Do you like receiving and reading The Highlander? You might get it free — like you can listen to public radio — but it costs money to print and mail. Membership dues and donations are our only source of income
Each and every member is very important to us and the RBDA counts on you! Your membership helps keep our community connected and informed. Just fill out the postage-paid envelope in this Highlander and drop it in the mail. Over the last few years, a number of you have forgotten to renew your memberships, and we would really appreciate your continued support.
The RBDA is your community organization and pipeline to the Santa Cruz County government. Our volunteer board is actively advocating on behalf of Bonny Doon residents on the many issues that impact us. They include the urgent need for improved telecommunications and power infrastructure, the continuing development plans for Cotoni-Coast Dairies and UCSC and much more. This year we have also been fighting the placing of a sexual predator in our neighborhood.
In addition to these issues, this past year has seen many ups and downs as we work to rebuild our precious community.
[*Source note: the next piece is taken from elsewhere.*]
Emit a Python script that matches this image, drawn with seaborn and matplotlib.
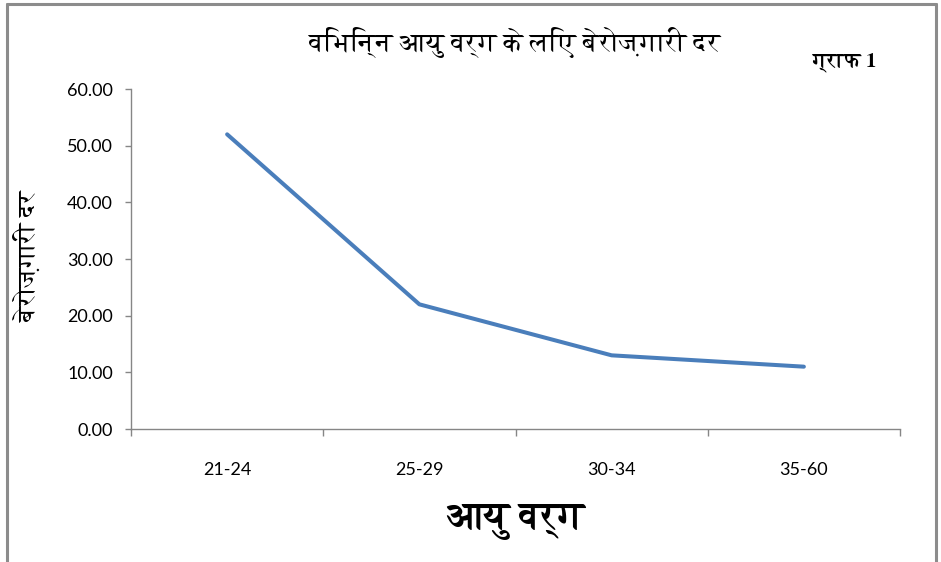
import matplotlib
matplotlib.use("Agg")
import matplotlib.pyplot as plt
from matplotlib import font_manager
from matplotlib.ft2font import FT2Font
from matplotlib.ticker import FixedLocator, FormatStrFormatter
import seaborn as sns
import pandas as pd

# Data
age_groups = ["21-24", "25-29", "30-34", "35-60"]
unemployment_rate = [52, 22, 13, 11]
y_ticks = [0, 10, 20, 30, 40, 50, 60]

title_text = "विभिन्न आयु वर्ग के लिए बेरोज़गारी दर"
graph_tag = "ग्राफ 1"
x_label = "आयु वर्ग"
y_label = "बेरोज़गारी दर"


def find_devanagari_fonts():
    """Return family names of installed fonts that contain Devanagari glyphs."""
    found = []
    for entry in font_manager.fontManager.ttflist:
        try:
            cmap = FT2Font(entry.fname).get_charmap()
        except Exception:
            continue
        if 0x0915 in cmap and 0x093F in cmap:
            if entry.name not in found:
                found.append(entry.name)
    return found


deva_fonts = find_devanagari_fonts()
serif_pref = [f for f in deva_fonts if "serif" in f.lower()]
deva_family = (serif_pref + deva_fonts + ["DejaVu Sans"])

sns.set_theme(style="white")
plt.rcParams["font.family"] = ["Lato", "DejaVu Sans"]

df = pd.DataFrame({"age": age_groups, "rate": unemployment_rate})

fig = plt.figure(figsize=(9.41, 5.62), dpi=100)
ax = fig.add_axes([131 / 941, 1 - 429 / 562, (900 - 131) / 941, (429 - 89) / 562])

sns.lineplot(data=df, x="age", y="rate", ax=ax, color="#4A7EBB",
             linewidth=2.9, solid_capstyle="round", sort=False)

ax.set_xlim(-0.5, len(age_groups) - 0.5)
ax.set_ylim(0, 60)
ax.set_yticks(y_ticks)
ax.yaxis.set_major_formatter(FormatStrFormatter("%.2f"))
ax.set_xticks(range(len(age_groups)))
ax.set_xticklabels(age_groups)
ax.xaxis.set_minor_locator(FixedLocator([i - 0.5 for i in range(len(age_groups) + 1)]))

spine_color = "#868686"
for side in ["top", "right"]:
    ax.spines[side].set_visible(False)
for side in ["left", "bottom"]:
    ax.spines[side].set_color(spine_color)
    ax.spines[side].set_linewidth(1.0)

ax.tick_params(axis="y", which="major", direction="out", length=4, width=1,
               color=spine_color, left=True, pad=9, labelsize=13, labelcolor="#000000")
ax.tick_params(axis="x", which="major", length=0, pad=24, labelsize=13, labelcolor="#000000")
ax.tick_params(axis="x", which="minor", direction="out", length=5, width=1,
               color=spine_color, bottom=True)

ax.set_xlabel("")
ax.set_ylabel("")

fig.text(515 / 941, 1 - 42 / 562, title_text, ha="center", va="center",
         fontsize=19, family=deva_family, color="#000000")
fig.text(845 / 941, 1 - 62 / 562, graph_tag, ha="center", va="center",
         fontsize=15, fontweight="bold", family=deva_family, color="#000000")
fig.text(515 / 941, 1 - 522 / 562, x_label, ha="center", va="center",
         fontsize=27, fontweight="bold", family=deva_family, color="#000000")
fig.text(28 / 941, 1 - 257 / 562, y_label, ha="center", va="center",
         rotation=90, fontsize=18, family=deva_family, color="#000000")

# Outer frame of the chart area
frame_kw = dict(color="#8C8C8C", linewidth=2.2, transform=fig.transFigure)
fig.add_artist(plt.Line2D([7 / 941, 7 / 941], [0, 1 - 4 / 562], **frame_kw))
fig.add_artist(plt.Line2D([7 / 941, 936 / 941], [1 - 4 / 562, 1 - 4 / 562], **frame_kw))
fig.add_artist(plt.Line2D([936 / 941, 936 / 941], [0, 1 - 4 / 562], **frame_kw))

fig.savefig("out.png", dpi=100)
It is more important than ever that we stay connected to our neighbors here on the mountain.
We mail The Highlander to all our residents here on the mountain, whether they are RBDA members or not, because one of the most important parts of our job is keeping Bonny Dooners up to date on the many issues that affect us. To check if your membership may have lapsed, contact Russell Kliegel (303)246-6197 or email email@example.com if you are not sure. Or just send in your dues! If you are already current, we will apply them to next year.
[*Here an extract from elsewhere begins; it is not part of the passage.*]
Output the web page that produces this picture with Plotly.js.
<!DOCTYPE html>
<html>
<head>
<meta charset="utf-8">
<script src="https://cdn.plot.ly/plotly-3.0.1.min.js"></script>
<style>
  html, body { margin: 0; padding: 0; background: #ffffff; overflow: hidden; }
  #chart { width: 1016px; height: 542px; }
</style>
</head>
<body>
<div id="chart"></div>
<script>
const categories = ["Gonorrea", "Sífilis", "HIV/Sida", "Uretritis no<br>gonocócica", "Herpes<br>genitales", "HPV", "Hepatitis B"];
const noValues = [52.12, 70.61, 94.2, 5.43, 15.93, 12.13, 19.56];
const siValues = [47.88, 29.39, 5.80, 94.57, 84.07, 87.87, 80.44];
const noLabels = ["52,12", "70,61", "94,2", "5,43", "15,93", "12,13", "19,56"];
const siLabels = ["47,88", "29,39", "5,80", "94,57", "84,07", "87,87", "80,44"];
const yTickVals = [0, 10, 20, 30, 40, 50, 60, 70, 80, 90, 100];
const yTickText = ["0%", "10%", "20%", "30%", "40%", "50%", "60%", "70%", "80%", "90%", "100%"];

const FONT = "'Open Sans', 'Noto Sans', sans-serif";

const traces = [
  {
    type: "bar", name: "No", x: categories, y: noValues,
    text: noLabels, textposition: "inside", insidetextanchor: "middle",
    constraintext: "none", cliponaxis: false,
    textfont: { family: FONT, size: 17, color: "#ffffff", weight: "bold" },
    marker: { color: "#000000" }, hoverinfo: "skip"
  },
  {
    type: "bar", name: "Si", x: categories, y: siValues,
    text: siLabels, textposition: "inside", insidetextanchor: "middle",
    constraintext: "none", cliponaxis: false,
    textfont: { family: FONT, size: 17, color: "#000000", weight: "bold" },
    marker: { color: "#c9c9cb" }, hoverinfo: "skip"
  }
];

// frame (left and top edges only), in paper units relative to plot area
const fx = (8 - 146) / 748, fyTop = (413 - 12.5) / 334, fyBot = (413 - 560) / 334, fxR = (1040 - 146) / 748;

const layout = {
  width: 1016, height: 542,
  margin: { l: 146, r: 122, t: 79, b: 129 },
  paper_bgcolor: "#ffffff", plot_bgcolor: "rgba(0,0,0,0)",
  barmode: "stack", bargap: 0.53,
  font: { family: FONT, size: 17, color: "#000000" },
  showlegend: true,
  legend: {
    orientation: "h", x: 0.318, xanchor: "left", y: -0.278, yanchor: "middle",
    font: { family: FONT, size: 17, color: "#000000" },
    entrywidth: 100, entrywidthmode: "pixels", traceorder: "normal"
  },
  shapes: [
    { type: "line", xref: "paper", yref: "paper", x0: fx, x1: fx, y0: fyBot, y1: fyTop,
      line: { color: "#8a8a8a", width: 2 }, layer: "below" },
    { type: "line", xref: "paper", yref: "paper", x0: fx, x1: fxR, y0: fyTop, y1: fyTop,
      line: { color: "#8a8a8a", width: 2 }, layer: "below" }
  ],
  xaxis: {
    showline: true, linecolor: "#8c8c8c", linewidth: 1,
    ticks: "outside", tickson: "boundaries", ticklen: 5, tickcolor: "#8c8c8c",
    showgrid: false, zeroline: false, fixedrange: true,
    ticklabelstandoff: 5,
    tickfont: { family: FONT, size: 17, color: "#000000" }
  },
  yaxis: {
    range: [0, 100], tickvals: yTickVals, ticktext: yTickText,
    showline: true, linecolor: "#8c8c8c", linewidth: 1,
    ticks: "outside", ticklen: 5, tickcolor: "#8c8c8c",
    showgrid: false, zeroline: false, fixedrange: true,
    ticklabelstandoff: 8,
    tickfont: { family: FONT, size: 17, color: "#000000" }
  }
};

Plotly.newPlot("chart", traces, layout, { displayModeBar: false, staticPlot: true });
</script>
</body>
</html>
This year we are asking you all to provide an email address so we may continue to build our emergency database. We’ll never share your email address without your permission. Memberships run January-December and you can only vote for officers at the January meeting if you have joined before December.
Thank you in advance for your support. Most of your membership dues and donations go to publishing and printing The Highlander and for rent/insurance at the elementary school for our public meetings (if we ever get to meet again in person).
The RBDA is a 501c4 non-profit organization.